The former distribution model, via record stores, has undergone disintermediation: whether buying, hiring or stealing music, the online consumer no longer requires a middleman. Feature phones and smartphones have enabled Africa, not an early adopter of these technologies, to leapfrog its way far beyond fast follower status. Digital music sales in South Africa grew by 54% in the first half of 2014, with downloads accounting for almost 75% of this.

The digital world can aggregate fans of even a specialised sound such as South African jazz into a sizeable market across national boundaries. There, genre does matter. However, in the world of live performance, with cost and distance limitations on attendance, numbers matter more.

Jazz in South Africa represents a minority audience in an already relatively small music market. To cover costs, let alone turn a profit – and to give artists access to the performing opportunities that now crown the value chain – the aggregation of fans must be across genres to maximise numbers.

In this, South Africa is not unique. This year, the New Orleans Jazz Festival included country artist Keith Urban and reggae veteran Jimmy Cliff among its headliners; Montreux showcased pop singers Emeli Sande, John Legend, Mary J Blige and more. Legend and others of his ilk popped up at the ostensibly more purist North Sea festival too.

Large, commercial music festivals literally cannot afford narrow programming. Grahamstown succeeds in presenting the least diluted fare of all South Africa’s jazz events because it is already embedded within the mass-scale, multi-genre National Arts Festival. Fans hankering after more specialised bills of fare on the model of, for example, the Cold Castle Jazz Festivals of the 1960s, will find them at smaller events such as Cape Town’s A Taste of Sonar or the live events around Chimurenga’s Pan-African Space Station.

Perhaps more like those are needed. Because while this year’s festivals tell some good stories about the state of South African jazz music, their narratives about social context are less heartening.

More effective showcasing

The Cold Castle Festivals of the 1960s would have been swamped by the sheer numbers of adventurous, original and world class South African jazz performers on show at, for example, 2015’s Joy of Jazz. That is as it should be.
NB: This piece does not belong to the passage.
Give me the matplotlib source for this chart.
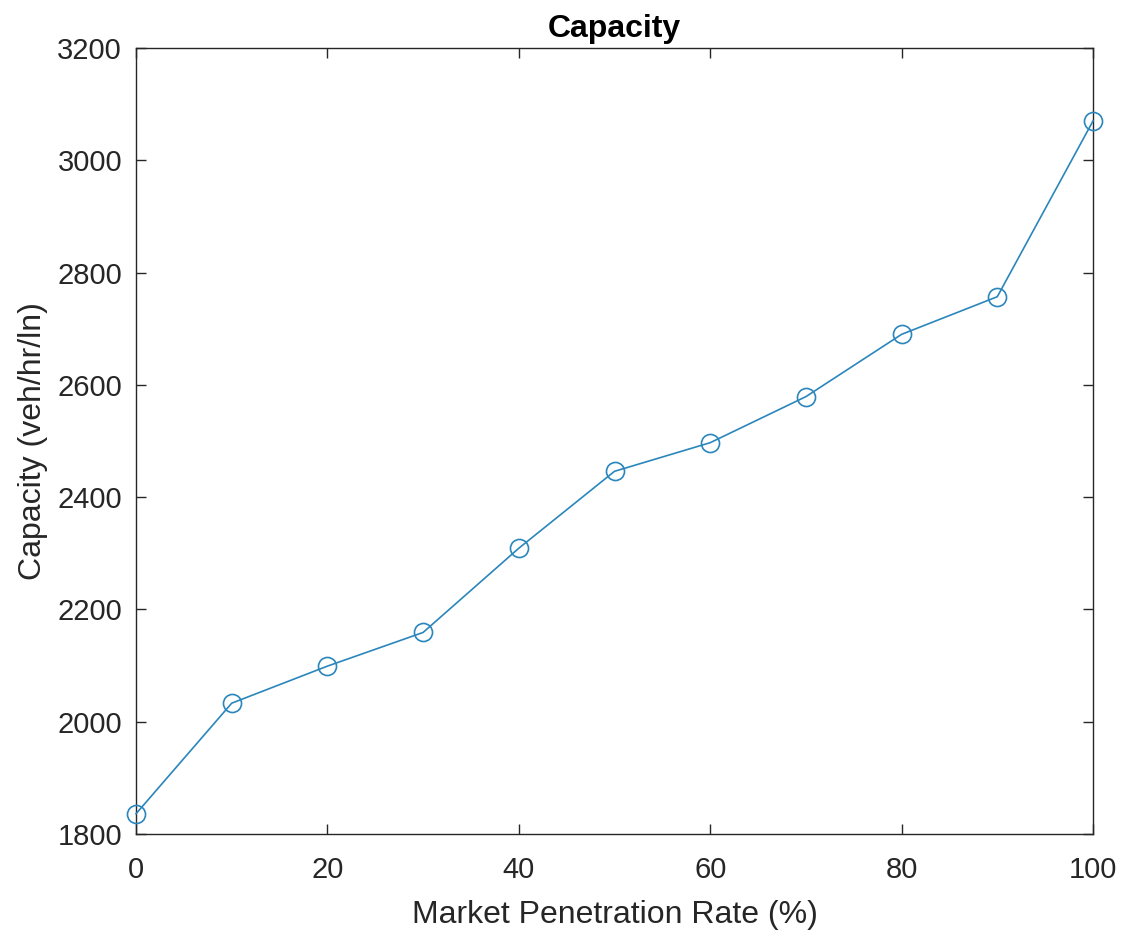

Yet while original South African music is beginning to be showcased more effectively at all these events – Cape Town has had parity in numbers of visiting and local bands since its inception – there is not always parity in fees, conditions, or promotion exposure.
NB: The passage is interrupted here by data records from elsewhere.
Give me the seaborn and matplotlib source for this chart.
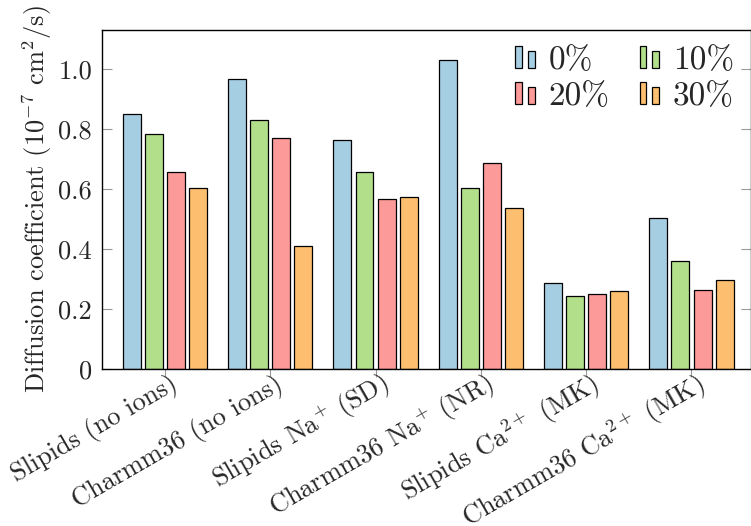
import numpy as np
import pandas as pd
import matplotlib
matplotlib.use("Agg")
import matplotlib.pyplot as plt
import matplotlib.transforms as mtransforms
from matplotlib.patches import Rectangle
from matplotlib.legend_handler import HandlerBase
import seaborn as sns

# Diffusion coefficients (1e-7 cm^2/s) per force field / ion setup
systems = [
    "Slipids (no ions)",
    "Charmm36 (no ions)",
    "Slipids Na$^{+}$ (SD)",
    "Charmm36 Na$^{+}$ (NR)",
    "Slipids Ca$^{2+}$ (MK)",
    "Charmm36 Ca$^{2+}$ (MK)",
]
concentrations = ["0%", "10%", "20%", "30%"]
d_0 = [0.851, 0.967, 0.764, 1.030, 0.286, 0.505]
d_10 = [0.784, 0.831, 0.658, 0.605, 0.243, 0.362]
d_20 = [0.658, 0.771, 0.568, 0.688, 0.249, 0.262]
d_30 = [0.605, 0.412, 0.575, 0.538, 0.259, 0.296]
colors = ["#a6cee3", "#b2df8a", "#fb9a99", "#fdbf6f"]
yticks = [0, 0.2, 0.4, 0.6, 0.8, 1.0]
ytick_labels = ["0", "0.2", "0.4", "0.6", "0.8", "1.0"]

rows = []
for conc, vals in zip(concentrations, [d_0, d_10, d_20, d_30]):
    for sys_name, v in zip(systems, vals):
        rows.append({"system": sys_name, "conc": conc, "D": v})
df = pd.DataFrame(rows)

sns.set_style("white")
plt.rcParams["font.family"] = "serif"
plt.rcParams["font.serif"] = ["cmr10"]
plt.rcParams["mathtext.fontset"] = "cm"
plt.rcParams["axes.formatter.use_mathtext"] = True

FS = 19

fig = plt.figure(figsize=(7.51, 5.26), dpi=100)
ax = fig.add_axes([101.7 / 751, 1 - 369 / 526, 1 - 101.7 / 751, (369 - 29.5) / 526])

sns.barplot(
    data=df, x="system", y="D", hue="conc",
    order=systems, hue_order=concentrations, palette=colors,
    width=0.84, gap=0.19, edgecolor="black", linewidth=0.9,
    saturation=1, ax=ax, legend=False,
)

ax.set_xlim(-0.60, 5.565)
ax.set_ylim(0, 1.133)
ax.set_yticks(yticks)
ax.set_yticklabels(ytick_labels)
ax.set_xlabel("")
ax.set_ylabel(r"Diffusion coefficient (10$^{-7}$ cm$^{2}$/s)", fontsize=FS, labelpad=3)

for s in ax.spines.values():
    s.set_color("black")
    s.set_linewidth(1.0)

ax.tick_params(axis="y", which="both", direction="in", length=7, width=0.8,
               color="#999999", labelsize=FS, left=True, right=True, pad=7)
ax.tick_params(axis="x", direction="out", length=6, width=0.8,
               color="#999999", labelsize=FS, bottom=True, top=False, pad=4)
shift = mtransforms.ScaledTranslation(11 / 100, 0, fig.dpi_scale_trans)
for lbl in ax.get_xticklabels():
    lbl.set_rotation(30)
    lbl.set_rotation_mode("anchor")
    lbl.set_ha("right")
    lbl.set_va("center")
    lbl.set_transform(lbl.get_transform() + shift)


class TwoBarHandler(HandlerBase):
    def create_artists(self, legend, orig_handle, xdescent, ydescent,
                       width, height, fontsize, trans):
        fc = orig_handle.get_facecolor()
        w = width * 0.33
        y0 = -ydescent + 0.05 * height
        r1 = Rectangle((-xdescent, y0), w, height * 0.97,
                       facecolor=fc, edgecolor="black", linewidth=0.9, transform=trans)
        r2 = Rectangle((-xdescent + width * 0.64, y0), w, height * 0.74,
                       facecolor=fc, edgecolor="black", linewidth=0.9, transform=trans)
        return [r1, r2]


# column-major fill: rows read 0%/10% then 20%/30%
order = [0, 2, 1, 3]
handles = [Rectangle((0, 0), 1, 1, facecolor=colors[i], edgecolor="black") for i in order]
labels = [concentrations[i] for i in order]
ax.legend(handles, labels, handler_map={Rectangle: TwoBarHandler()},
          ncol=2, frameon=False, fontsize=24, loc="upper right",
          bbox_to_anchor=(0.974, 0.95), handlelength=0.6, handleheight=0.65,
          handletextpad=0.4, columnspacing=0.9, labelspacing=0.2,
          borderaxespad=0.0, borderpad=0.0)

fig.savefig("out.png", dpi=100)
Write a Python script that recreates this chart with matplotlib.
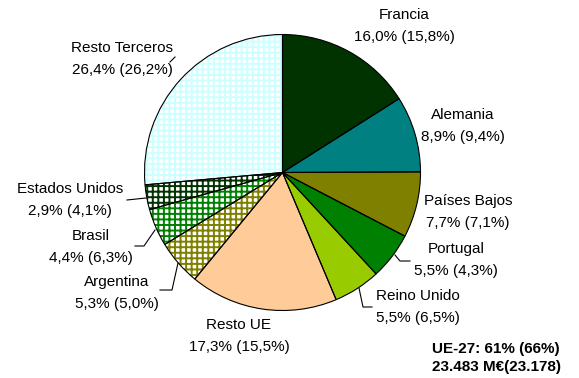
import matplotlib
matplotlib.use("Agg")
import matplotlib.pyplot as plt

plt.rcParams['font.family'] = ['Liberation Sans', 'DejaVu Sans']
plt.rcParams['hatch.linewidth'] = 1.4

# Export shares by destination (current year, previous year in brackets)
countries = ["Francia", "Alemania", "Países Bajos", "Portugal", "Reino Unido",
             "Resto UE", "Argentina", "Brasil", "Estados Unidos", "Resto Terceros"]
share = [16.0, 8.9, 7.7, 5.5, 5.5, 17.3, 5.3, 4.4, 2.9, 26.4]
share_prev = [15.8, 9.4, 7.1, 4.3, 6.5, 15.5, 5.0, 6.3, 4.1, 26.2]
summary_lines = ["UE-27: 61% (66%)", "23.483 M€(23.178)"]

# Fill style per slice: solid colour, or white with a coloured grid
face = ["#003300", "#008080", "#808000", "#008000", "#99CC00",
        "#FFCC99", "white", "white", "white", "white"]
grid = [None, None, None, None, None, None,
        "#808000", "#008000", "#003300", "#CCFFFF"]

W, H = 579, 378
fig = plt.figure(figsize=(W / 100, H / 100), dpi=100)
fig.patch.set_facecolor("white")
ax = fig.add_axes([0, 0, 1, 1])

cx, cy, R = 282.5, H - 172.5, 138

# Fill layer (grid hatch takes its colour from the edge colour)
wedges, _ = ax.pie(share, colors=face, startangle=90, counterclock=False,
                   center=(cx, cy), radius=R,
                   wedgeprops=dict(linewidth=0))
for w, g in zip(wedges, grid):
    if g is not None:
        w.set_edgecolor(g)
        w.set_hatch("+++")

# Outline layer
ax.pie(share, colors=["none"] * len(share), startangle=90, counterclock=False,
       center=(cx, cy), radius=R,
       wedgeprops=dict(linewidth=0.8, edgecolor="black", fill=False))

ax.set_xlim(0, W)
ax.set_ylim(0, H)
ax.set_aspect("auto")
ax.axis("off")

# Label anchor points (pixel coordinates from the top-left)
label_pos = [(404, 26), (463, 126), (468, 212), (456, 260), (418, 307),
             (239, 336), (117, 293), (91, 247), (70, 200), (122, 59)]
for name, v, pv, (lx, ly) in zip(countries, share, share_prev, label_pos):
    txt = f"{name}\n{v:.1f}% ({pv:.1f}%)".replace(".", ",")
    ax.text(lx, H - ly, txt, ha="center", va="center", fontsize=11,
            linespacing=1.7, color="black")

# Leader lines for the small slices
leaders = [
    [(127, 200), (146, 198)],
    [(135, 246), (144, 246), (155, 230)],
    [(160, 290), (172, 290), (178, 263)],
    [(410, 261), (400, 261), (395, 255)],
    [(372, 307), (363, 307), (359, 288)],
    [(170, 62), (175, 57)],
]
for pts in leaders:
    xs = [p[0] for p in pts]
    ys = [H - p[1] for p in pts]
    ax.plot(xs, ys, color="black", linewidth=0.8)

ax.text(432, H - 358, "\n".join(summary_lines), ha="left", va="center",
        fontsize=11, fontweight="bold", linespacing=1.4)

fig.savefig("out.png", dpi=100, facecolor="white")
The explosion of good music is, in part, a result of the opening of university music schools after the end of apartheid to young musicians of colour, and to genres other than Western art music. (The often unacknowledged skill and creativity of South African jazz players during apartheid laid the foundation.) The opening of the curriculum has moved more slowly, however. The history and intellectual discourse of African music-making is still too often on the margins, or confined within ethnomusicology rather than its prefix-free cousin.

Given the prevailing business model, audience access is tailored to a festival’s revenue needs and branding targets. Events take place in closed venues. Joy of Jazz, for example, has moved, until at least 2020, from Newtown to the elite Sandton Convention Centre: a resounding vote of no confidence in the inner city. A two-day pass costs R1 250 per person, plus another R500 for the opening gala night. In this setting, the music itself is both commodified and used as a vehicle to market other commodities, most notably alcohol, but also the brands of other sponsors.

Bridging the gaps

Community music-making is equally marginalised by this process. Last year at Joy of Jazz, what were dubbed “development bands” were used to provide background music in the Convention Centre’s lobbies, with no coverage in the programme.

There are attempts to bridge these gaps. Cape Town holds a schools music project in the week leading up to the jazz festival, and a free concert as part of it. Grahamstown hosts a parallel National Schools Jazz Festival. Joy of Jazz stages advance “Road to Joy of Jazz” workshops, performances and collaborations with jazz appreciation societies.

Historically, it was at small neighbourhood venues and in community gatherings that South African jazz players honed their creativity, and listeners developed sharp critical skills. Today’s media focus on mega-festivals masks the absence of debate (outside specialist lobby groups) about where similar contexts are today. For young players without good music teaching in their schools – or for listeners who lack R1 250 – the Gini coefficient of the cultural economy is rising.